> [AIM]:
Tell me how many lines hold "this", please, using only the number.

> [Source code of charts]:
.....

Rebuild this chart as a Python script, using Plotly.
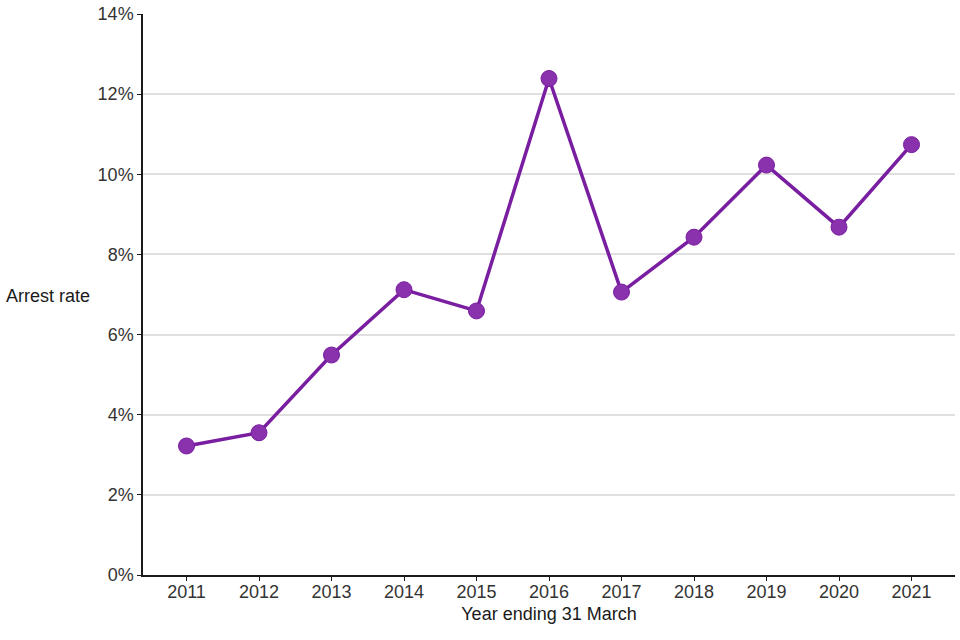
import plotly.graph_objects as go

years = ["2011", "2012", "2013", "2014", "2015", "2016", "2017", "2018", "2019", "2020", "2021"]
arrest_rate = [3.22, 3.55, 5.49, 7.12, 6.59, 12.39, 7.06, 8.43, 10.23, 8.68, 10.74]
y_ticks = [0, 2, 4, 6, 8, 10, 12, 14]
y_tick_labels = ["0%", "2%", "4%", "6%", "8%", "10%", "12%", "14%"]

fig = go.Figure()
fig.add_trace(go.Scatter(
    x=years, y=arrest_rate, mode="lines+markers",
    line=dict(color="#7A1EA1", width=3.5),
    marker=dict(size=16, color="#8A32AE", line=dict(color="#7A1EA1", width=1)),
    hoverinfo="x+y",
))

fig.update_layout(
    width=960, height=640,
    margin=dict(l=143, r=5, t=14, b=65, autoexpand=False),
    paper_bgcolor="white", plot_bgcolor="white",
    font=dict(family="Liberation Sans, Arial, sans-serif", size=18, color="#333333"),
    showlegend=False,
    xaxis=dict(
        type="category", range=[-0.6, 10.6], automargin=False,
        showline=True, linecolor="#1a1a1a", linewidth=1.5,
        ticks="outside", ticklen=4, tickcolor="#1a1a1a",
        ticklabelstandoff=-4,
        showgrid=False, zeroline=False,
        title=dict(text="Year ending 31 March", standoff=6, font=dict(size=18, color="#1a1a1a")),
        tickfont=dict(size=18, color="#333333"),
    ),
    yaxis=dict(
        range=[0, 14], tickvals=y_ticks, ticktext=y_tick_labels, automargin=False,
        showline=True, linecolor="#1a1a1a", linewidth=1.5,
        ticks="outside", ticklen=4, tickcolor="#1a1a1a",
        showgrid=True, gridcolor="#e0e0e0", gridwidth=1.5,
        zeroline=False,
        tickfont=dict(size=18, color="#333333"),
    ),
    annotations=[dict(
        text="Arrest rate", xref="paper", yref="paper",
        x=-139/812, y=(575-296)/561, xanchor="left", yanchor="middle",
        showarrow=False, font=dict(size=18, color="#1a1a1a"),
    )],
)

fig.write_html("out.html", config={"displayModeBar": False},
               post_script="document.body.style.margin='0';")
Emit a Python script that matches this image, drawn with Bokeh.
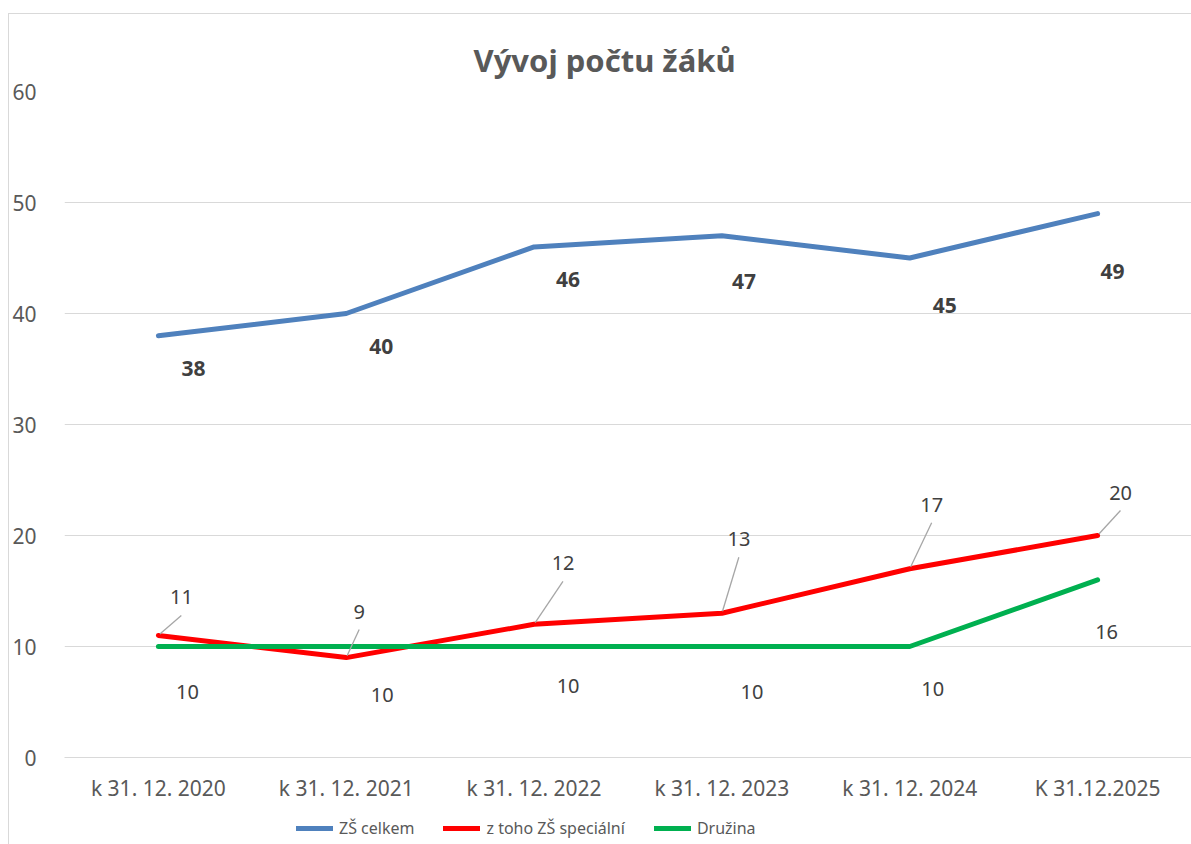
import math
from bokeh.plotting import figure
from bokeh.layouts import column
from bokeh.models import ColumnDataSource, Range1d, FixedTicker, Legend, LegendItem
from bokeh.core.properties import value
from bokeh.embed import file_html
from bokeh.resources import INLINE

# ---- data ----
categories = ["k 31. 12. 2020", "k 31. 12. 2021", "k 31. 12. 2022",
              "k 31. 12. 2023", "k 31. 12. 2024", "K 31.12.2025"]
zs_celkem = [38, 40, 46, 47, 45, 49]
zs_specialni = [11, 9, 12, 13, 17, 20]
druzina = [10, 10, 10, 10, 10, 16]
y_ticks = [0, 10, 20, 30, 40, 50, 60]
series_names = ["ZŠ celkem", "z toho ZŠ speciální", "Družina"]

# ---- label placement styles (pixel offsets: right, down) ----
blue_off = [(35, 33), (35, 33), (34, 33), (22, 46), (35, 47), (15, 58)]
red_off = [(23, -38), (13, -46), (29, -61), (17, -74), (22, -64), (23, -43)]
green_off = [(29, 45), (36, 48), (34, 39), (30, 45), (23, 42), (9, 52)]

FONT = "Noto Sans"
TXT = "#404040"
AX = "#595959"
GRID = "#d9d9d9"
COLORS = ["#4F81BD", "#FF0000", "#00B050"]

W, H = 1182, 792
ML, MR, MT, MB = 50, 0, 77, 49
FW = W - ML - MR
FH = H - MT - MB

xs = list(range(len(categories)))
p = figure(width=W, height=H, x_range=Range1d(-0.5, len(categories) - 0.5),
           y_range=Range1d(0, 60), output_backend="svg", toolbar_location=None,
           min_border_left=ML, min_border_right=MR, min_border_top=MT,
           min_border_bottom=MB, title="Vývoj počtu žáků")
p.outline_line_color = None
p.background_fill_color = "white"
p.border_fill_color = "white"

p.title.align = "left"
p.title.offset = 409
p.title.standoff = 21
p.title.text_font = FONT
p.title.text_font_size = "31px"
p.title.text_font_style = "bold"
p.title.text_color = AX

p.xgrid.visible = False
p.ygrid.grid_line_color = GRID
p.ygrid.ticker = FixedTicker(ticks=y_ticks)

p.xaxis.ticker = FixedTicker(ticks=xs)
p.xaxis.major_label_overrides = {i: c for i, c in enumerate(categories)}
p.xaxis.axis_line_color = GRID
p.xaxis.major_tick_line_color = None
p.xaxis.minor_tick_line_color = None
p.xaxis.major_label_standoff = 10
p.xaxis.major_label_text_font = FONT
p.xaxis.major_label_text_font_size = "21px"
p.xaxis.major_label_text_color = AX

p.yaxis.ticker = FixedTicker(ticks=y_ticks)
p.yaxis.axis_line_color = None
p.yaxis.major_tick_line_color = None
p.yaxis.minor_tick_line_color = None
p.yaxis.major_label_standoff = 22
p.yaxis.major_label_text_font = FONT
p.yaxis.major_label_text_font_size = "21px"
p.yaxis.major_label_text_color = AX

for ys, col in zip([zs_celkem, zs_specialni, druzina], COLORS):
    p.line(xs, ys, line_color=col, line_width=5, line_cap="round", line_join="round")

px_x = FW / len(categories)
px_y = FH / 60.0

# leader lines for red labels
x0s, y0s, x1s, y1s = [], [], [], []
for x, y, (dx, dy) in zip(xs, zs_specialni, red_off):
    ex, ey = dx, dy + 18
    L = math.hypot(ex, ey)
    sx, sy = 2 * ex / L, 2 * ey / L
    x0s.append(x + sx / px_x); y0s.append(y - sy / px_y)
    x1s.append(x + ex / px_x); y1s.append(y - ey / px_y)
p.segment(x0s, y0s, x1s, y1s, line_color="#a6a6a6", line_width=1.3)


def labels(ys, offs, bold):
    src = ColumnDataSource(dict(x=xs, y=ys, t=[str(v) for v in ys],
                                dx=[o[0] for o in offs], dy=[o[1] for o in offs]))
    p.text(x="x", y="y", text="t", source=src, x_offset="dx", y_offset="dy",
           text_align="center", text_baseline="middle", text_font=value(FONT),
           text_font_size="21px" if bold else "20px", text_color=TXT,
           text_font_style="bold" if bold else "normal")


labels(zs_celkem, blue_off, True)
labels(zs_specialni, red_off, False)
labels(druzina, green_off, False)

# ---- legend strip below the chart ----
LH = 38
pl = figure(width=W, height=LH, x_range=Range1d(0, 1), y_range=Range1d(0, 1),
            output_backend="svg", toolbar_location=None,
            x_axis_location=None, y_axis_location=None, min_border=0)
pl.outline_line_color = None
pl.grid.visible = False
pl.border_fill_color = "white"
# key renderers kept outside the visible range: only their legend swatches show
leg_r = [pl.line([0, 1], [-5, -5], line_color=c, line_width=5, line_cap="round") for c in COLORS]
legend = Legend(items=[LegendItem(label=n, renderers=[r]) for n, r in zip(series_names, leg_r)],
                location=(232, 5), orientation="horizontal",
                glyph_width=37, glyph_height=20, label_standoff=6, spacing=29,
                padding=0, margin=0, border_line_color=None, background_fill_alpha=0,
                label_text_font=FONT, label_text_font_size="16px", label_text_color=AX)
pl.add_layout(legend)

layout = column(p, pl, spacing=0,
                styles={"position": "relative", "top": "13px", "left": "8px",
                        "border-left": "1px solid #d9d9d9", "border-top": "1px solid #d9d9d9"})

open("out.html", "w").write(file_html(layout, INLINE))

.....

> [COMPLETE ANSWER]:
2